I parked my car demonstratively in front of the Passat, waited and hoped. Perhaps it was a good start to the day after all, perhaps I could shout at an idiot. And, sure enough, the man tapped on my side window, and I looked into a coat at stomach height.
I waited a couple of seconds before pressing the window button, and the glass slid down slowly – yet still a little faster than ideally I would have liked.
‘Listen—’ he began before being interrupted by my studied drawl.
‘Well, how can I help you today?’ Without deigning to cast him a glance, I prepared to deliver a refreshing sign-reading lecture.
‘Would you mind moving your car a bit? You’re b-ocking my way out.’
‘I think you’ll find that you are blocking my way in, my good—’
At last the atmospheric noises reached my brain. I peered out of the window and up. My heart almost stopped beating.
‘Of course,’ I said. ‘Just a moment.’ I fumbled manically for the button to close the window. But my fine-motor-coordination skills seemed to have vanished.
‘Wait a sec,’ said Brede Sperre. ‘Haven’t we met before?’
‘I doubt it,’ I said, trying to produce a calm, relaxed bass voice.
‘Are you sure? I’m certain we’ve met.’
Shit, how could he have recognised the alleged third cousin of the Monsen brothers at the Pathology Unit? That version had been bald and dressed like a bumpkin. This one had luxuriant hair, an Ermenegildo Zegna suit and a freshly pressed Borelli shirt. But I knew I shouldn’t be too dismissive, put Sperre into defensive mode and set his brain whirring until he remembered. I took a deep breath. I was tired, more tired than I ought to have been today. This was a day when I had to deliver the goods. Show that I could live up to the reputation I had once enjoyed.
‘Who
knows?’ I said. ‘To tell the truth there’s something familiar about you, too …’
At first he seemed a little bewildered by this counteroffensive. Then he put on the boyish winsome smile that made Sperre so well suited to the visual media.
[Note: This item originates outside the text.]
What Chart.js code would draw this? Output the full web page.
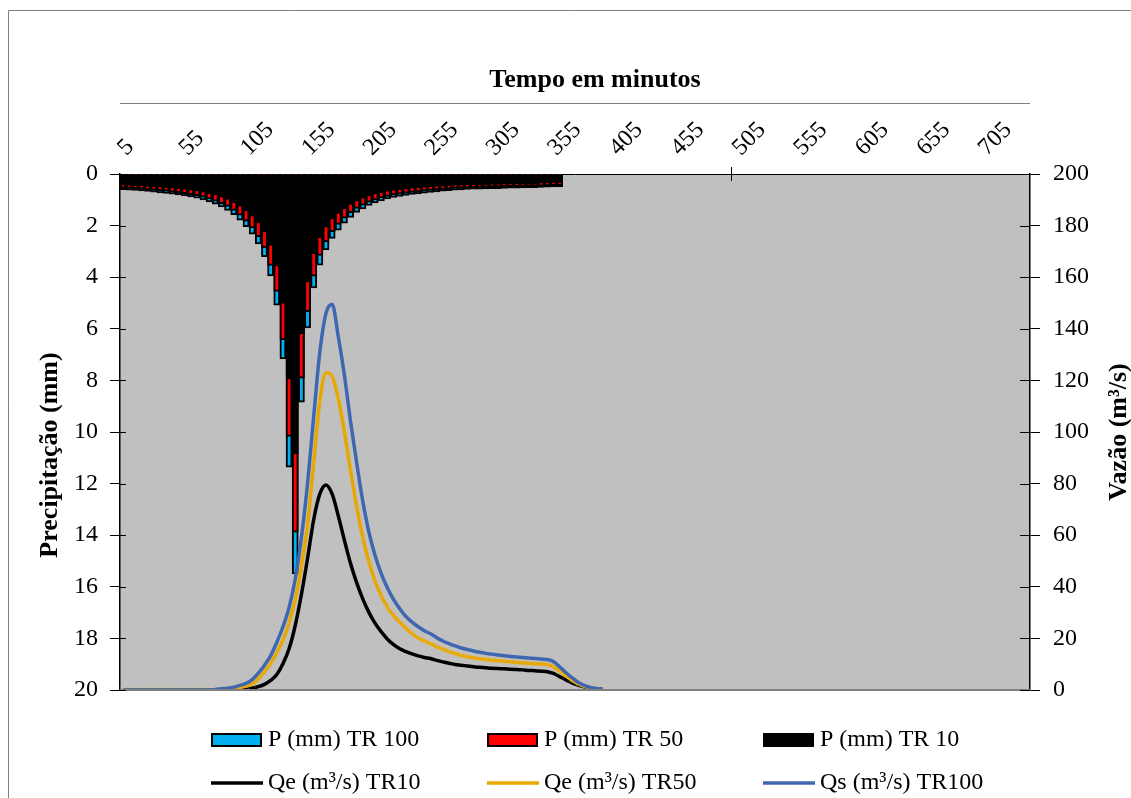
<!DOCTYPE html>
<html><head><meta charset="utf-8">
<script src="https://cdn.jsdelivr.net/npm/chart.js@4.4.1/dist/chart.umd.min.js"></script>
<style>html,body{margin:0;padding:0;background:#fff;overflow:hidden}#wrap{width:1131px;height:798px;position:relative}</style>
</head><body><div id="wrap"><canvas id="c" width="1131" height="798"></canvas></div>
<script>
const minutes = [5,10,15,20,25,30,35,40,45,50,55,60,65,70,75,80,85,90,95,100,105,110,115,120,125,130,135,140,145,150,155,160,165,170,175,180,185,190,195,200,205,210,215,220,225,230,235,240,245,250,255,260,265,270,275,280,285,290,295,300,305,310,315,320,325,330,335,340,345,350,355,360,365,370,375,380,385,390,395,400,405,410,415,420,425,430,435,440,445,450,455,460,465,470,475,480,485,490,495,500,505,510,515,520,525,530,535,540,545,550,555,560,565,570,575,580,585,590,595,600,605,610,615,620,625,630,635,640,645,650,655,660,665,670,675,680,685,690,695,700,705,710,715,720,725,730,735,740];
const timeTickLabels = [5,55,105,155,205,255,305,355,405,455,505,555,605,655,705];

const pTR100 = [0.61,0.63,0.64,0.66,0.68,0.70,0.73,0.75,0.78,0.81,
0.85,0.89,0.94,1.00,1.08,1.17,1.28,1.41,1.58,1.79,
2.04,2.33,2.71,3.20,3.95,5.08,7.17,11.36,15.50,8.84,
5.97,4.42,3.53,2.94,2.50,2.18,1.91,1.68,1.49,1.35,
1.22,1.12,1.04,0.97,0.91,0.87,0.83,0.79,0.77,0.74,
0.71,0.69,0.67,0.65,0.63,0.62,0.60,0.59,0.585,0.58,
0.57,0.565,0.56,0.55,0.545,0.54,0.53,0.525,0.52,0.51,
0.505,0.50];
const pTR50 = [0.55,0.56,0.57,0.59,0.61,0.63,0.65,0.67,0.70,0.72,
0.76,0.80,0.84,0.90,0.97,1.05,1.15,1.26,1.41,1.60,
1.83,2.09,2.43,2.86,3.54,4.55,6.42,10.17,13.88,7.91,
5.34,3.96,3.16,2.63,2.24,1.95,1.71,1.50,1.33,1.21,
1.09,1.00,0.93,0.87,0.81,0.78,0.74,0.71,0.69,0.66,
0.64,0.62,0.60,0.58,0.56,0.55,0.54,0.53,0.52,0.52,
0.51,0.51,0.50,0.49,0.49,0.48,0.47,0.47,0.47,0.46,
0.45,0.45];
const pTR10 = [0.43,0.44,0.45,0.46,0.48,0.49,0.51,0.53,0.55,0.57,
0.60,0.62,0.66,0.70,0.76,0.82,0.90,0.99,1.11,1.25,
1.43,1.63,1.90,2.24,2.77,3.56,5.02,7.95,10.85,6.19,
4.18,3.09,2.47,2.06,1.75,1.53,1.34,1.18,1.04,0.95,
0.85,0.78,0.73,0.68,0.64,0.61,0.58,0.55,0.54,0.52,
0.50,0.48,0.47,0.46,0.44,0.43,0.42,0.41,0.41,0.41,
0.40,0.40,0.39,0.39,0.38,0.38,0.37,0.37,0.36,0.36,
0.35,0.35];

const qTR10 = [0,0,0,0,0,0,0,0,0,0,
0,0,0,0,0,0,0,0,0.1,0.2,
0.4,0.7,1.3,2.2,3.7,6.0,10.2,16,25,37,
51,66,76,79.5,76,67.5,58,49,41.5,35.2,
30,25.8,22.5,19.7,17.6,16.0,14.9,14.0,13.2,12.6,
12.2,11.5,10.9,10.4,9.9,9.6,9.3,9.0,8.8,8.6,
8.4,8.3,8.2,8.0,7.9,7.8,7.6,7.5,7.3,7.1,
6.4,5.2,3.9,2.8,1.9,1.2,0.7,0.4,0.2];
const qTR50 = [0,0,0,0,0,0,0,0,0,0,
0,0,0,0,0,0,0.1,0.3,0.6,1.0,
1.5,2.3,4.4,7.0,10.3,14.5,19.3,26,35,48,
64,88,112,123,121.5,113,100,85,71,59,
49.5,42,36.5,32,28.8,26.3,24.0,21.8,20.2,19.0,
18.0,16.8,15.8,14.9,14.1,13.4,12.9,12.5,12.1,11.8,
11.5,11.3,11.1,10.9,10.7,10.5,10.4,10.2,10.1,9.9,
9.0,7.3,5.5,3.8,2.4,1.4,0.8,0.4,0.2];
const qTR100 = [0,0,0,0,0,0,0,0,0,0,
0,0,0,0,0,0.2,0.5,0.7,1.1,1.8,
2.6,4.0,6.5,9.6,13.3,18.5,24.5,32,43,59,
80,106,131,146,149.5,137,122,104,88,73,
61,52,45,39.5,35,31.5,28.5,26.3,24.5,23.0,
21.8,20.3,19.0,18.0,17.1,16.3,15.7,15.1,14.6,14.2,
13.9,13.6,13.3,13.0,12.8,12.6,12.4,12.2,12.0,11.8,
11.0,9.0,6.8,4.8,3.0,1.8,1.0,0.6,0.4];

const xTitle = 'Tempo em minutos';
const yTitle = 'Precipitação (mm)';
const y2Title = 'Vazão (m³/s)';

Chart.defaults.font.family = '"Liberation Serif", "Times New Roman", serif';
Chart.defaults.color = '#000';

const decor = {
  id: 'decor',
  beforeDraw(chart) {
    const {ctx, chartArea: a, width, height} = chart;
    ctx.save();
    ctx.fillStyle = '#fff'; ctx.fillRect(0, 0, width, height);
    ctx.fillStyle = '#C0C0C0'; ctx.fillRect(a.left, a.top, a.right - a.left, a.bottom - a.top);
    ctx.strokeStyle = '#808080'; ctx.lineWidth = 1;
    ctx.beginPath(); ctx.moveTo(8.5, height + 5); ctx.lineTo(8.5, 10.5); ctx.lineTo(width + 5, 10.5); ctx.stroke();
    ctx.restore();
  },
  afterDraw(chart) {
    const {ctx, chartArea: a} = chart;
    const ys = chart.scales.y, y2 = chart.scales.y2;
    ctx.save();
    ctx.fillStyle = '#808080'; ctx.fillRect(a.left, a.bottom - 1, a.right - a.left, 2);
    ctx.strokeStyle = '#000'; ctx.lineWidth = 1;
    ys.ticks.forEach(t => { const p = Math.round(ys.getPixelForValue(t.value)) + 0.5; ctx.beginPath(); ctx.moveTo(a.left, p); ctx.lineTo(a.left + 6, p); ctx.stroke(); });
    y2.ticks.forEach(t => { const p = Math.round(y2.getPixelForValue(t.value)) + 0.5; ctx.beginPath(); ctx.moveTo(a.right - 10, p); ctx.lineTo(a.right, p); ctx.stroke(); });
    ctx.strokeStyle = '#808080';
    ctx.beginPath(); ctx.moveTo(a.left, a.top - 70.5); ctx.lineTo(a.right, a.top - 70.5); ctx.stroke();
    ctx.strokeStyle = '#000';
    ctx.beginPath(); ctx.moveTo(a.left + 611.5, a.top - 7); ctx.lineTo(a.left + 611.5, a.top + 7); ctx.stroke();
    // titles
    ctx.fillStyle = '#000'; ctx.textAlign = 'center'; ctx.textBaseline = 'alphabetic';
    ctx.font = 'bold 26px "Liberation Serif", serif';
    ctx.fillText(xTitle, 595, 87);
    ctx.save(); ctx.translate(57, 455); ctx.rotate(-Math.PI / 2); ctx.fillText(yTitle, 0, 0); ctx.restore();
    ctx.save(); ctx.translate(1126, 432); ctx.rotate(-Math.PI / 2); ctx.fillText(y2Title, 0, 0); ctx.restore();
    // legend
    const cols = [211, 487, 763], rows = [740, 783];
    ctx.font = '24px "Liberation Serif", serif'; ctx.textAlign = 'left'; ctx.textBaseline = 'middle';
    chart.data.datasets.forEach((ds, i) => {
      const x = cols[i % 3], y = rows[Math.floor(i / 3)];
      if (ds.type === 'bar') {
        ctx.fillStyle = ds.backgroundColor; ctx.fillRect(x, y - 7, 51, 14);
        ctx.strokeStyle = '#000'; ctx.lineWidth = 2; ctx.strokeRect(x + 1, y - 6, 49, 12);
      } else {
        ctx.strokeStyle = ds.borderColor; ctx.lineWidth = 3.5; ctx.lineCap = 'butt';
        ctx.beginPath(); ctx.moveTo(x, y); ctx.lineTo(x + 52, y); ctx.stroke();
      }
      ctx.fillStyle = '#000'; ctx.fillText(ds.label, x + 57, y);
    });
    ctx.restore();
  }
};

const barCommon = {type: 'bar', borderColor: '#000', borderWidth: 2, barPercentage: 1, categoryPercentage: 1, grouped: false, yAxisID: 'y', borderSkipped: 'start'};
const lineCommon = {type: 'line', yAxisID: 'y2', borderWidth: 3.5, pointRadius: 0, fill: false, cubicInterpolationMode: 'monotone'};

new Chart(document.getElementById('c'), {
  type: 'bar',
  data: {
    labels: minutes,
    datasets: [
      Object.assign({}, barCommon, {label: 'P (mm) TR 100', data: pTR100, backgroundColor: '#00B0F0', order: 3}),
      Object.assign({}, barCommon, {label: 'P (mm) TR 50', data: pTR50, backgroundColor: '#FF0000', order: 2}),
      Object.assign({}, barCommon, {label: 'P (mm) TR 10', data: pTR10, backgroundColor: '#000000', order: 1}),
      Object.assign({}, lineCommon, {label: 'Qe (m³/s) TR10', data: qTR10, borderColor: '#000000', order: -1}),
      Object.assign({}, lineCommon, {label: 'Qe (m³/s) TR50', data: qTR50, borderColor: '#E6A800', order: -2,
        pointRadius: 5, pointStyle: 'crossRot', pointBorderColor: 'rgba(235,190,90,0.35)', pointBackgroundColor: 'rgba(0,0,0,0)', pointBorderWidth: 1}),
      Object.assign({}, lineCommon, {label: 'Qs (m³/s) TR100', data: qTR100, borderColor: '#3F67B0', order: -3})
    ]
  },
  options: {
    responsive: false, animation: false, devicePixelRatio: 1,
    layout: {padding: {top: 0, left: 0, right: 0, bottom: 108}},
    plugins: {legend: {display: false}, tooltip: {enabled: false}},
    scales: {
      x: {
        type: 'category', position: 'top', offset: true,
        grid: {display: false, drawTicks: false},
        border: {display: true, color: '#000', width: 1},
        ticks: {autoSkip: false, minRotation: 45, maxRotation: 45, padding: 12, labelOffset: 19, color: '#000', font: {size: 24},
          callback: function (v, i) { return timeTickLabels.includes(minutes[i]) ? String(minutes[i]) : null; }},
        afterFit: s => { s.height = 174; }
      },
      y: {
        position: 'left', reverse: true, min: 0, max: 20,
        ticks: {stepSize: 2, padding: 12, color: '#000', font: {size: 24}},
        grid: {drawOnChartArea: false, drawTicks: true, tickLength: 10, color: '#000'},
        border: {color: '#000', width: 1.5},
        afterFit: s => { s.width = 120; }
      },
      y2: {
        position: 'right', min: 0, max: 200,
        ticks: {stepSize: 20, padding: 13, color: '#000', font: {size: 24}},
        grid: {drawOnChartArea: false, drawTicks: true, tickLength: 10, color: '#000'},
        border: {color: '#000', width: 1.5},
        afterFit: s => { s.width = 101; }
      }
    }
  },
  plugins: [decor]
});
</script></body></html>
‘You’ve probably seen me on TV. I hear that all the time …’
‘Right, that’s probably where you’ve seen me too,’ I said.
‘Oh?’ he said, curious. ‘Which program was that, then?’
‘Must have been your program. Since you think we’ve met. Because the TV screen is not actually a window through which we can see each other, is it? On your side of the camera it’s more like … a mirror maybe?’
Sperre looked slightly confused.
‘I’m joking,’ I said. ‘I’ll move. Have a great day.’
I activated the car window and reversed. There were rumours going round that Sperre was screwing Odd G. Dybwad’s new wife. Rumours that he had screwed the old one, too. And – for that matter – that he was screwing Dybwad.
As Sperre was driving out of the car park, he stopped before turning, so that for two seconds we were sitting in our cars windscreen to windscreen. I saw his eyes. He was looking at me as though he had just been tricked and only realised that now. I sent him a friendly nod. Then he accelerated and was off. And I looked in the rear-view mirror and whispered: ‘Hi there, Roger.’
I entered Alfa and roared a deafening ‘Good morning, Oda!’ and then Ferdinand came rushing towards me.